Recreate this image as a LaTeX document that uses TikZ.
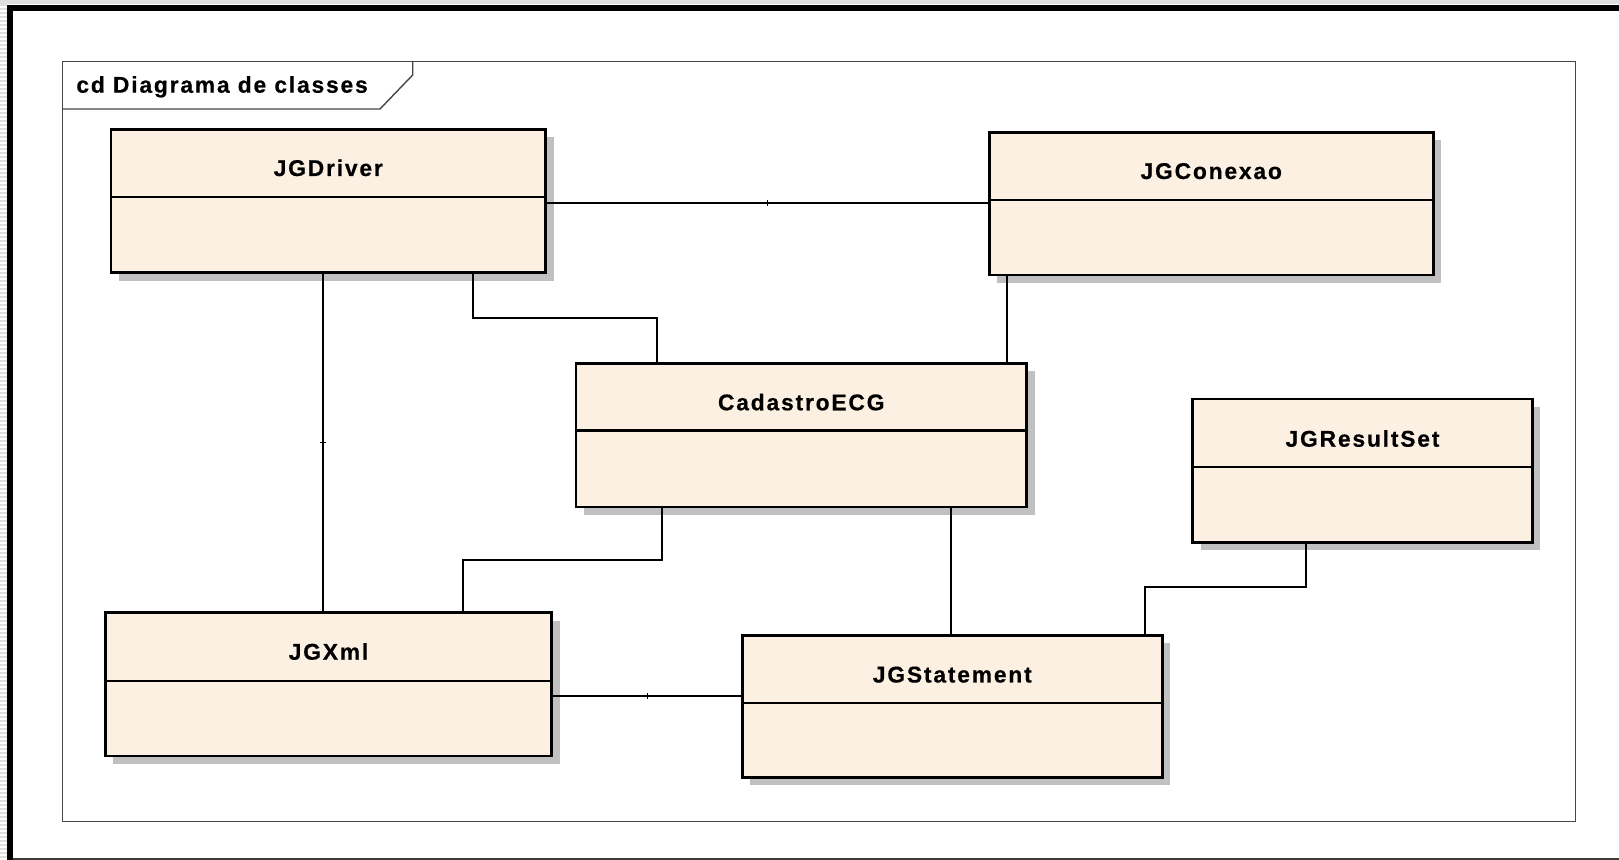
\documentclass[tikz,border=0pt]{standalone}
\usepackage{fontspec}
\setmainfont{Liberation Sans}
\newfontfamily\umlfont[LetterSpace=8,FakeBold=0.5]{Liberation Sans}
\usetikzlibrary{fit,shadows}
\definecolor{classfill}{RGB}{251,240,226}
\definecolor{shadowgray}{RGB}{192,192,192}
\definecolor{framegray}{RGB}{70,70,70}
\definecolor{stripegray}{RGB}{222,222,222}
\definecolor{pageline}{RGB}{60,60,60}
\begin{document}
\begin{tikzpicture}[x=0.5pt,y=-0.5pt,
  classbox/.style={draw=black, line width=1.3pt, fill=classfill, inner sep=0pt,
    drop shadow={shadow xshift=4pt, shadow yshift=-4pt, fill=shadowgray, opacity=1}},
  sepline/.style={draw=black, line width=1.1pt},
  classname/.style={inner sep=0pt, anchor=base, font=\umlfont\bfseries\fontsize{11.4}{13}\selectfont},
  assoc/.style={draw=black, line width=1pt},
  tickmark/.style={draw=black, line width=0.5pt},
  umlframe/.style={draw=framegray, line width=0.7pt, inner sep=0pt},
  frametitle/.style={inner sep=0pt, anchor=base west, font=\umlfont\bfseries\fontsize{11.4}{13}\selectfont}]

% page
\useasboundingbox (0,0) rectangle (1619,860);
\fill[white] (0,0) rectangle (1619,860);
\fill[stripegray] (0,0) rectangle (1619,4);
\foreach \y in {0,4,...,856} \fill[stripegray] (0,\y) rectangle (7,\y+2);
\fill[black] (7,5) rectangle (1619,11);
\fill[black] (7,5) rectangle (13,860);
\draw[pageline, line width=1pt] (13,859) -- (1619,859);

% diagram frame with its name tab
\node[umlframe, fit={(62.7,61.7) (1575.7,821.7)}] (frame) {};
\draw[framegray, line width=0.7pt] (frame.west |- 0,109) -- (380,109) -- (412.7,75) -- (frame.north -| 412.7,0);
\node[frametitle] (title) at (76,92.7) {cd Diagrama de classes};

% classes
\node[classbox, fit={(111,129.3) (545.5,272.7)}] (drv) {};
\draw[sepline] (drv.west |- 0,197) -- (drv.east |- 0,197);
\node[classname] (drv-name) at (drv.north |- 0,176) {JGDriver};

\node[classbox, fit={(989.2,132.3) (1433.3,275)}] (con) {};
\draw[sepline] (con.west |- 0,200.3) -- (con.east |- 0,200.3);
\node[classname] (con-name) at (con.north |- 0,179) {JGConexao};

\node[classbox, fit={(576,363.3) (1026.5,507)}] (cad) {};
\draw[sepline] (cad.west |- 0,430.6) -- (cad.east |- 0,430.6);
\node[classname] (cad-name) at (cad.north |- 0,410.3) {CadastroECG};

\node[classbox, fit={(1192.7,399) (1532.3,542.3)}] (rs) {};
\draw[sepline] (rs.west |- 0,466.7) -- (rs.east |- 0,466.7);
\node[classname] (rs-name) at (rs.north |- 0,446.7) {JGResultSet};

\node[classbox, fit={(105.3,612.7) (551.7,756)}] (xml) {};
\draw[sepline] (xml.west |- 0,680.7) -- (xml.east |- 0,680.7);
\node[classname] (xml-name) at (xml.north |- 0,659.7) {JGXml};

\node[classbox, fit={(742.3,635.5) (1162.3,777.5)}] (stm) {};
\draw[sepline] (stm.west |- 0,703.3) -- (stm.east |- 0,703.3);
\node[classname] (stm-name) at (stm.north |- 0,682.5) {JGStatement};

% associations
\draw[assoc] (drv.east |- 0,203) -- coordinate[pos=.5] (m1) (con.west |- 0,203);
\draw[tickmark] ([yshift=-1.4pt]m1) -- ([yshift=1.4pt]m1);

\draw[assoc] (drv.south -| 473,0) |- (657,318) -- (cad.north -| 657,0);

\draw[assoc] (con.south -| 1006.7,0) -- (cad.north -| 1006.7,0);

\draw[assoc] (drv.south -| 323,0) -- coordinate[pos=.5] (m2) (xml.north -| 323,0);
\draw[tickmark] ([xshift=-1.4pt]m2) -- ([xshift=1.4pt]m2);

\draw[assoc] (cad.south -| 662.3,0) |- (463.3,560) -- (xml.north -| 463.3,0);

\draw[assoc] (cad.south -| 951,0) -- (stm.north -| 951,0);

\draw[assoc] (xml.east |- 0,696) -- coordinate[pos=.5] (m3) (stm.west |- 0,696);
\draw[tickmark] ([yshift=-1.4pt]m3) -- ([yshift=1.4pt]m3);

\draw[assoc] (rs.south -| 1306,0) |- (1145,587.5) -- (stm.north -| 1145,0);
\end{tikzpicture}
\end{document}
= = = =
# What is required
Quote all the lines above exactly as given. Do not include the pictures.

# Response to the task
Recreate this image as a LaTeX document that uses TikZ.
\documentclass[tikz,border=0pt]{standalone}
\usepackage{fontspec}
\setmainfont{Liberation Sans}
\newfontfamily\umlfont[LetterSpace=8,FakeBold=0.5]{Liberation Sans}
\usetikzlibrary{fit,shadows}
\definecolor{classfill}{RGB}{251,240,226}
\definecolor{shadowgray}{RGB}{192,192,192}
\definecolor{framegray}{RGB}{70,70,70}
\definecolor{stripegray}{RGB}{222,222,222}
\definecolor{pageline}{RGB}{60,60,60}
\begin{document}
\begin{tikzpicture}[x=0.5pt,y=-0.5pt,
  classbox/.style={draw=black, line width=1.3pt, fill=classfill, inner sep=0pt,
    drop shadow={shadow xshift=4pt, shadow yshift=-4pt, fill=shadowgray, opacity=1}},
  sepline/.style={draw=black, line width=1.1pt},
  classname/.style={inner sep=0pt, anchor=base, font=\umlfont\bfseries\fontsize{11.4}{13}\selectfont},
  assoc/.style={draw=black, line width=1pt},
  tickmark/.style={draw=black, line width=0.5pt},
  umlframe/.style={draw=framegray, line width=0.7pt, inner sep=0pt},
  frametitle/.style={inner sep=0pt, anchor=base west, font=\umlfont\bfseries\fontsize{11.4}{13}\selectfont}]

% page
\useasboundingbox (0,0) rectangle (1619,860);
\fill[white] (0,0) rectangle (1619,860);
\fill[stripegray] (0,0) rectangle (1619,4);
\foreach \y in {0,4,...,856} \fill[stripegray] (0,\y) rectangle (7,\y+2);
\fill[black] (7,5) rectangle (1619,11);
\fill[black] (7,5) rectangle (13,860);
\draw[pageline, line width=1pt] (13,859) -- (1619,859);

% diagram frame with its name tab
\node[umlframe, fit={(62.7,61.7) (1575.7,821.7)}] (frame) {};
\draw[framegray, line width=0.7pt] (frame.west |- 0,109) -- (380,109) -- (412.7,75) -- (frame.north -| 412.7,0);
\node[frametitle] (title) at (76,92.7) {cd Diagrama de classes};

% classes
\node[classbox, fit={(111,129.3) (545.5,272.7)}] (drv) {};
\draw[sepline] (drv.west |- 0,197) -- (drv.east |- 0,197);
\node[classname] (drv-name) at (drv.north |- 0,176) {JGDriver};

\node[classbox, fit={(989.2,132.3) (1433.3,275)}] (con) {};
\draw[sepline] (con.west |- 0,200.3) -- (con.east |- 0,200.3);
\node[classname] (con-name) at (con.north |- 0,179) {JGConexao};

\node[classbox, fit={(576,363.3) (1026.5,507)}] (cad) {};
\draw[sepline] (cad.west |- 0,430.6) -- (cad.east |- 0,430.6);
\node[classname] (cad-name) at (cad.north |- 0,410.3) {CadastroECG};

\node[classbox, fit={(1192.7,399) (1532.3,542.3)}] (rs) {};
\draw[sepline] (rs.west |- 0,466.7) -- (rs.east |- 0,466.7);
\node[classname] (rs-name) at (rs.north |- 0,446.7) {JGResultSet};

\node[classbox, fit={(105.3,612.7) (551.7,756)}] (xml) {};
\draw[sepline] (xml.west |- 0,680.7) -- (xml.east |- 0,680.7);
\node[classname] (xml-name) at (xml.north |- 0,659.7) {JGXml};

\node[classbox, fit={(742.3,635.5) (1162.3,777.5)}] (stm) {};
\draw[sepline] (stm.west |- 0,703.3) -- (stm.east |- 0,703.3);
\node[classname] (stm-name) at (stm.north |- 0,682.5) {JGStatement};

% associations
\draw[assoc] (drv.east |- 0,203) -- coordinate[pos=.5] (m1) (con.west |- 0,203);
\draw[tickmark] ([yshift=-1.4pt]m1) -- ([yshift=1.4pt]m1);

\draw[assoc] (drv.south -| 473,0) |- (657,318) -- (cad.north -| 657,0);

\draw[assoc] (con.south -| 1006.7,0) -- (cad.north -| 1006.7,0);

\draw[assoc] (drv.south -| 323,0) -- coordinate[pos=.5] (m2) (xml.north -| 323,0);
\draw[tickmark] ([xshift=-1.4pt]m2) -- ([xshift=1.4pt]m2);

\draw[assoc] (cad.south -| 662.3,0) |- (463.3,560) -- (xml.north -| 463.3,0);

\draw[assoc] (cad.south -| 951,0) -- (stm.north -| 951,0);

\draw[assoc] (xml.east |- 0,696) -- coordinate[pos=.5] (m3) (stm.west |- 0,696);
\draw[tickmark] ([yshift=-1.4pt]m3) -- ([yshift=1.4pt]m3);

\draw[assoc] (rs.south -| 1306,0) |- (1145,587.5) -- (stm.north -| 1145,0);
\end{tikzpicture}
\end{document}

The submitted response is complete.